**Directions for this task**
Extract the first line of the entries below and every line after it up to the one containing "(0,0) rectangle (721,425);", both kept. Pictures are excluded.

── Extracted material

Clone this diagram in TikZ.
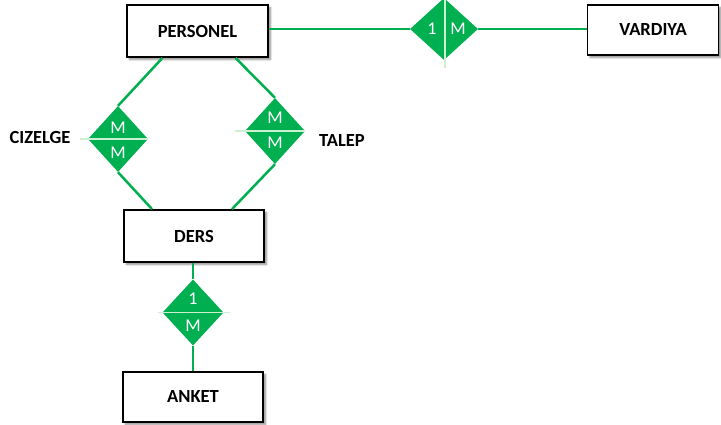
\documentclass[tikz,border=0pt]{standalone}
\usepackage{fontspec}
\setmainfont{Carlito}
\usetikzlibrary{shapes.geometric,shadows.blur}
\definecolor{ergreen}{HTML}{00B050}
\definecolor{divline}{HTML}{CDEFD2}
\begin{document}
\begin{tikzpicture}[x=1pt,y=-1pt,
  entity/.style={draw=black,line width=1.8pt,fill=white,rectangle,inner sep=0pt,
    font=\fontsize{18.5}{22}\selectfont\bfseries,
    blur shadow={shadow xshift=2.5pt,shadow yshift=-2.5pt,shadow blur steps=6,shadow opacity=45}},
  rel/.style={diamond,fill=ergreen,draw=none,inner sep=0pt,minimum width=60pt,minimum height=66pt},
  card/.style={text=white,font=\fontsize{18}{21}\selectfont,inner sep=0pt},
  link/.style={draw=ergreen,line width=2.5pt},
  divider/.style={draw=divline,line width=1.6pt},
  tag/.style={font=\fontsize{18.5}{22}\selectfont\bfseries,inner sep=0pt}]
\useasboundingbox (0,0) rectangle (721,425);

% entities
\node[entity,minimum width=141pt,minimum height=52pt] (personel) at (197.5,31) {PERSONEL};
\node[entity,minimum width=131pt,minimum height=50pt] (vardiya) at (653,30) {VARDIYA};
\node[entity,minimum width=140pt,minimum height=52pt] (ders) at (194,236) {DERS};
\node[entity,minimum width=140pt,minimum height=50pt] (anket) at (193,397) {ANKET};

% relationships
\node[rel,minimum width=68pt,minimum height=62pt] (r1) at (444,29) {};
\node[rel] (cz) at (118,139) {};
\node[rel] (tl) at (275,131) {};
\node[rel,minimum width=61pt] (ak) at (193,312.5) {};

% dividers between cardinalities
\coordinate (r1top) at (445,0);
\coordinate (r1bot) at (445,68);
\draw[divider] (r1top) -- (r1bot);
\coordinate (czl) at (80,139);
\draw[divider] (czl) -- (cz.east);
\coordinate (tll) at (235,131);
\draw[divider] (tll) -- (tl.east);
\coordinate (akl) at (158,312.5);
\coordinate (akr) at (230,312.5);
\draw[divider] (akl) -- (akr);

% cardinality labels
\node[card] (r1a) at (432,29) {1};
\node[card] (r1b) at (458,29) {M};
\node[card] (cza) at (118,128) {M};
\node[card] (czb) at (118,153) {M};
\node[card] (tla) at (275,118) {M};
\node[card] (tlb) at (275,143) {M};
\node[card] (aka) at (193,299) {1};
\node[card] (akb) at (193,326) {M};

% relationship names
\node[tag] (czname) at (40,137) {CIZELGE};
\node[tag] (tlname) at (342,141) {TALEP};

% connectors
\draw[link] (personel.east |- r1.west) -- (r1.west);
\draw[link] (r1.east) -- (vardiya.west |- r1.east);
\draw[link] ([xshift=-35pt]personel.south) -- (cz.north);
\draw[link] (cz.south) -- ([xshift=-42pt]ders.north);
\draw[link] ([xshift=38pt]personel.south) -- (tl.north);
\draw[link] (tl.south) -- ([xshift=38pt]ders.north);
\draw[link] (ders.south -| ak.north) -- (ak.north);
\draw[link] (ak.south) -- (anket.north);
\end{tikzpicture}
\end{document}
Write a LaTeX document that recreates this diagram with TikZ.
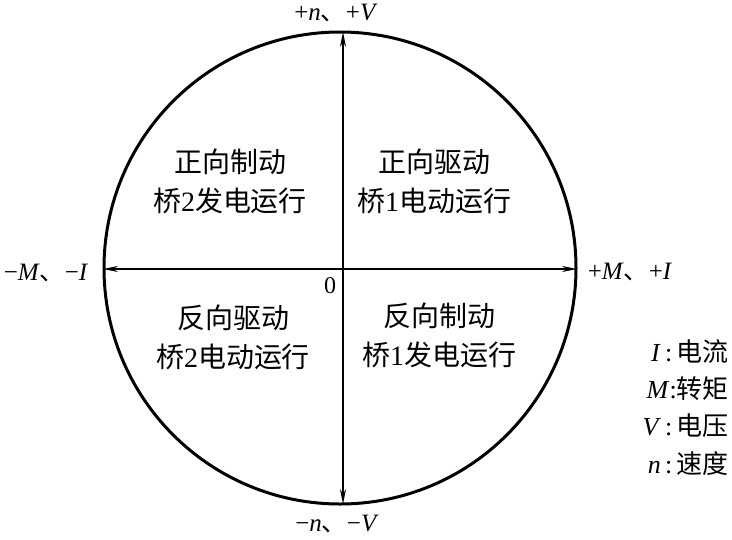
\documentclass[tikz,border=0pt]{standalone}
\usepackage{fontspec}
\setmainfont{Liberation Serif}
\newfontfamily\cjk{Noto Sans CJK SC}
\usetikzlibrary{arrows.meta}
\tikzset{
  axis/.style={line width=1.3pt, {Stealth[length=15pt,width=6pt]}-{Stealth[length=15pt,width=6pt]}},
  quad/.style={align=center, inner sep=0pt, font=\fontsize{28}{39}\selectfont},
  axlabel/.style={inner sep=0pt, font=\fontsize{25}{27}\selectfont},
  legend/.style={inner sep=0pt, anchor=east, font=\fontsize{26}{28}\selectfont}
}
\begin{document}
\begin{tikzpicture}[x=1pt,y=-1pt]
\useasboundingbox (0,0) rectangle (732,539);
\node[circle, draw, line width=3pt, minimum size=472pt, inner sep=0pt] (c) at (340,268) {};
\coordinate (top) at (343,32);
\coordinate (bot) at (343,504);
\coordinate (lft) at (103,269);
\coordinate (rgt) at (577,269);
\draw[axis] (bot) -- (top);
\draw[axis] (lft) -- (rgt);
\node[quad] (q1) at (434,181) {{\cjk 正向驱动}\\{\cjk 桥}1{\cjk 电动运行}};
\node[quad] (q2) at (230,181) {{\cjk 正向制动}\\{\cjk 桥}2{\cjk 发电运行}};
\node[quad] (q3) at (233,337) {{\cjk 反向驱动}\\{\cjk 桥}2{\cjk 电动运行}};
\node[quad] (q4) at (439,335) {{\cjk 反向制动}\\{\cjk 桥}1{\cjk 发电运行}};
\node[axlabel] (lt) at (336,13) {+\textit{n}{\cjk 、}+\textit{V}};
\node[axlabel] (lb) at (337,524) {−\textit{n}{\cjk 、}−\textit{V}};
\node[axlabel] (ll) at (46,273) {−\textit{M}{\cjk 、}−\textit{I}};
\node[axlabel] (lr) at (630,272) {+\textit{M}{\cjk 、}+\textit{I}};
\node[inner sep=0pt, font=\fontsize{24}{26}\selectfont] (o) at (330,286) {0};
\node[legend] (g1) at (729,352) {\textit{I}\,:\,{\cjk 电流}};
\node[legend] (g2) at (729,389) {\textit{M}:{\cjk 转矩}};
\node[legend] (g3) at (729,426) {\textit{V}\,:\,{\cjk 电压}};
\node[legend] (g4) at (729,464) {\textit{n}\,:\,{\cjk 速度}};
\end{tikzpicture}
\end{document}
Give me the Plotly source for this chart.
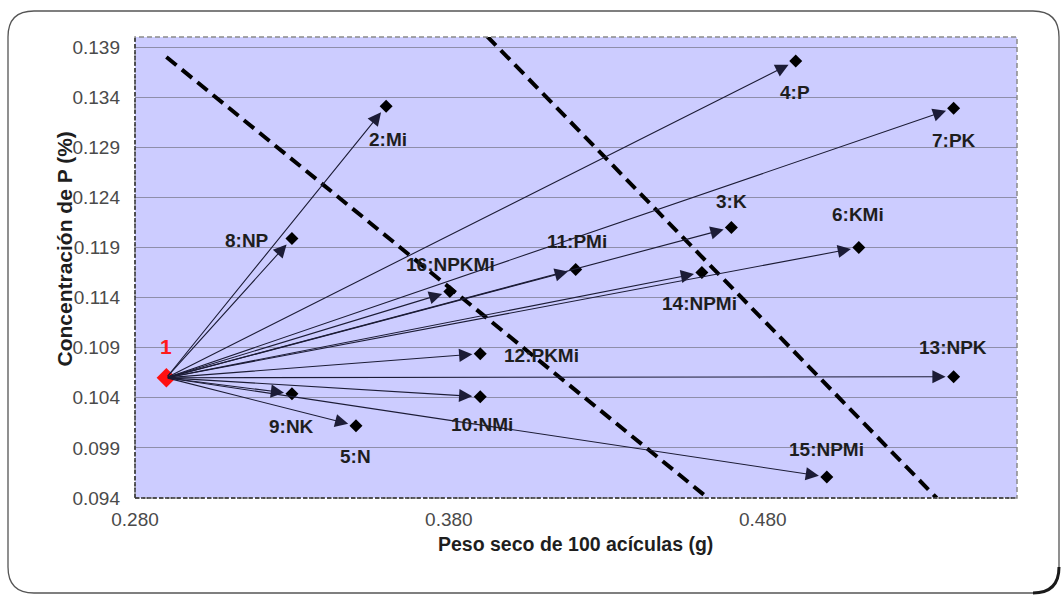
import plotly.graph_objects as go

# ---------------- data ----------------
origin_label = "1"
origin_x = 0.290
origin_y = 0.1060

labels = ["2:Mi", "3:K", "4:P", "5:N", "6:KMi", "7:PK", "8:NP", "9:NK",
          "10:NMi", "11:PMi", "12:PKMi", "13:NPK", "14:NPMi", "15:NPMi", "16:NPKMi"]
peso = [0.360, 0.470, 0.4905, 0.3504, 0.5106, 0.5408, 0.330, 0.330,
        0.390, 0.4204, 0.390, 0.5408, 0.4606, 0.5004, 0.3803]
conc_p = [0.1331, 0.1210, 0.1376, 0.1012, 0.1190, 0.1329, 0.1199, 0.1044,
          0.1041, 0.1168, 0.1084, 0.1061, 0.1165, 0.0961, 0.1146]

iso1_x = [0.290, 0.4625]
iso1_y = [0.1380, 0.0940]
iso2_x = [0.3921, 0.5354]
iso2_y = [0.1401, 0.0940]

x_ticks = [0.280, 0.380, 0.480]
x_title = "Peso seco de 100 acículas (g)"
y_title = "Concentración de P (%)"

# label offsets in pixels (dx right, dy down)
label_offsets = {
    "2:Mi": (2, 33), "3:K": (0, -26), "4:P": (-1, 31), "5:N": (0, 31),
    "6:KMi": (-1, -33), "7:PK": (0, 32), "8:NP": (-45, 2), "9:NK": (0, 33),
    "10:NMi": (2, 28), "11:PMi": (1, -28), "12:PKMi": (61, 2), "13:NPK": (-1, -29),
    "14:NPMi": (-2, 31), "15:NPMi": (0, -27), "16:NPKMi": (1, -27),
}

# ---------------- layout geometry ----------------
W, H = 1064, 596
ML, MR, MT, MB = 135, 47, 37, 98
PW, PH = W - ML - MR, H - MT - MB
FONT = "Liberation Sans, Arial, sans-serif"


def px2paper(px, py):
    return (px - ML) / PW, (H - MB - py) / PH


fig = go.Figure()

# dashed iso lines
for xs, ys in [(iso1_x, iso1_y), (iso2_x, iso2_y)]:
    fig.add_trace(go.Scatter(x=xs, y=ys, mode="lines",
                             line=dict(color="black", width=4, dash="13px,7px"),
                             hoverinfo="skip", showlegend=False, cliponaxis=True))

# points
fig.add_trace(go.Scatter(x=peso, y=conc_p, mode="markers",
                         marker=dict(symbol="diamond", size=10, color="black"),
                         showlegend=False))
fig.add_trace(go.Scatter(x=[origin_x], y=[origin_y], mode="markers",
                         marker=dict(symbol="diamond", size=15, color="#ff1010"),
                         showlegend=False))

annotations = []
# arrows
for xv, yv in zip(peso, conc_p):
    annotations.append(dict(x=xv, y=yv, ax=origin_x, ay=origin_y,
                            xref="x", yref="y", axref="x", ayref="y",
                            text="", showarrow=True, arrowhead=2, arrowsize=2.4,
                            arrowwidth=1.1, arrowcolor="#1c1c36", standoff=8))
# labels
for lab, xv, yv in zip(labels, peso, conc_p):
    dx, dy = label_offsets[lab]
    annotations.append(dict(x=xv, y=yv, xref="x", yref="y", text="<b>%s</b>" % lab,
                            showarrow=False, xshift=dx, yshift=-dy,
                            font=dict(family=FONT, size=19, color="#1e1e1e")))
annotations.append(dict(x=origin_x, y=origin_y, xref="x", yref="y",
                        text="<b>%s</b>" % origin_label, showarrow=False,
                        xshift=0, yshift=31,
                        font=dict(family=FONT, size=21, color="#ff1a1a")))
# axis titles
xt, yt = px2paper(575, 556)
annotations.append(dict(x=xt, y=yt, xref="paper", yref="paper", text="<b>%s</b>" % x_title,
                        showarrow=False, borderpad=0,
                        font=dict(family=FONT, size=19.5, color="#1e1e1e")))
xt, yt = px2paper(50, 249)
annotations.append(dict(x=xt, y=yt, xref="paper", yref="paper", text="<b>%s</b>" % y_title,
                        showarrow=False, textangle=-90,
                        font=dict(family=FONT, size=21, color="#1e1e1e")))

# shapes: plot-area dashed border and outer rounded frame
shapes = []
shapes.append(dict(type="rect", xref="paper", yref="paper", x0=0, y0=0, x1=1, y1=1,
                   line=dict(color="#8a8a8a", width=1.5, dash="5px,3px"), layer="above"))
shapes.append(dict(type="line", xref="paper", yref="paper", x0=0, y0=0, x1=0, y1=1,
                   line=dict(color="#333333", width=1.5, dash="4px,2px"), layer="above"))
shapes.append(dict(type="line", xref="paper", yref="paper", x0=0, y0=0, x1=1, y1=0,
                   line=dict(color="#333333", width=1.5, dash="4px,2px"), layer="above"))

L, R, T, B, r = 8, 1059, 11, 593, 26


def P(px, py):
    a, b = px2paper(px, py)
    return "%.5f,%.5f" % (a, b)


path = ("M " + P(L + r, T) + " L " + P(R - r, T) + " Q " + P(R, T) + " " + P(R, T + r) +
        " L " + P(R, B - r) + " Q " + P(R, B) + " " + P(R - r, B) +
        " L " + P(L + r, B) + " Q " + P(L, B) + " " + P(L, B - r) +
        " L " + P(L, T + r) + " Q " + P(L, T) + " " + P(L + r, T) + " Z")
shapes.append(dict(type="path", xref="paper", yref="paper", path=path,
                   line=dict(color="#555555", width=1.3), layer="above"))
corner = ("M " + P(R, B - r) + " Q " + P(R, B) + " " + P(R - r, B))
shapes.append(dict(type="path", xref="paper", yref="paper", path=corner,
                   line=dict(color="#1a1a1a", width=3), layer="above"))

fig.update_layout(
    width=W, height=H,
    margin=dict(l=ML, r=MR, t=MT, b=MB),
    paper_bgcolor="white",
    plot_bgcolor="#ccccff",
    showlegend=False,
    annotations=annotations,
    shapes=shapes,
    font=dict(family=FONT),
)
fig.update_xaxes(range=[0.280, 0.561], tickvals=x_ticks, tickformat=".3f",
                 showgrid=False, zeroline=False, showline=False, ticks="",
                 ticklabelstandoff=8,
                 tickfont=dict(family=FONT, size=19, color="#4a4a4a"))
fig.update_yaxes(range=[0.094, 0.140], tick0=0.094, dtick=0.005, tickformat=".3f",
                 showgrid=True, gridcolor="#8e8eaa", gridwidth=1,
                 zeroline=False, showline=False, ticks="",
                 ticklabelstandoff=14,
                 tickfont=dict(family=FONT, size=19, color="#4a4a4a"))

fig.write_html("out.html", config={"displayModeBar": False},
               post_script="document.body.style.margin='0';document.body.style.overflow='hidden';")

────

**Completed exercise**
Clone this diagram in TikZ.
\documentclass[tikz,border=0pt]{standalone}
\usepackage{fontspec}
\setmainfont{Carlito}
\usetikzlibrary{shapes.geometric,shadows.blur}
\definecolor{ergreen}{HTML}{00B050}
\definecolor{divline}{HTML}{CDEFD2}
\begin{document}
\begin{tikzpicture}[x=1pt,y=-1pt,
  entity/.style={draw=black,line width=1.8pt,fill=white,rectangle,inner sep=0pt,
    font=\fontsize{18.5}{22}\selectfont\bfseries,
    blur shadow={shadow xshift=2.5pt,shadow yshift=-2.5pt,shadow blur steps=6,shadow opacity=45}},
  rel/.style={diamond,fill=ergreen,draw=none,inner sep=0pt,minimum width=60pt,minimum height=66pt},
  card/.style={text=white,font=\fontsize{18}{21}\selectfont,inner sep=0pt},
  link/.style={draw=ergreen,line width=2.5pt},
  divider/.style={draw=divline,line width=1.6pt},
  tag/.style={font=\fontsize{18.5}{22}\selectfont\bfseries,inner sep=0pt}]
\useasboundingbox (0,0) rectangle (721,425);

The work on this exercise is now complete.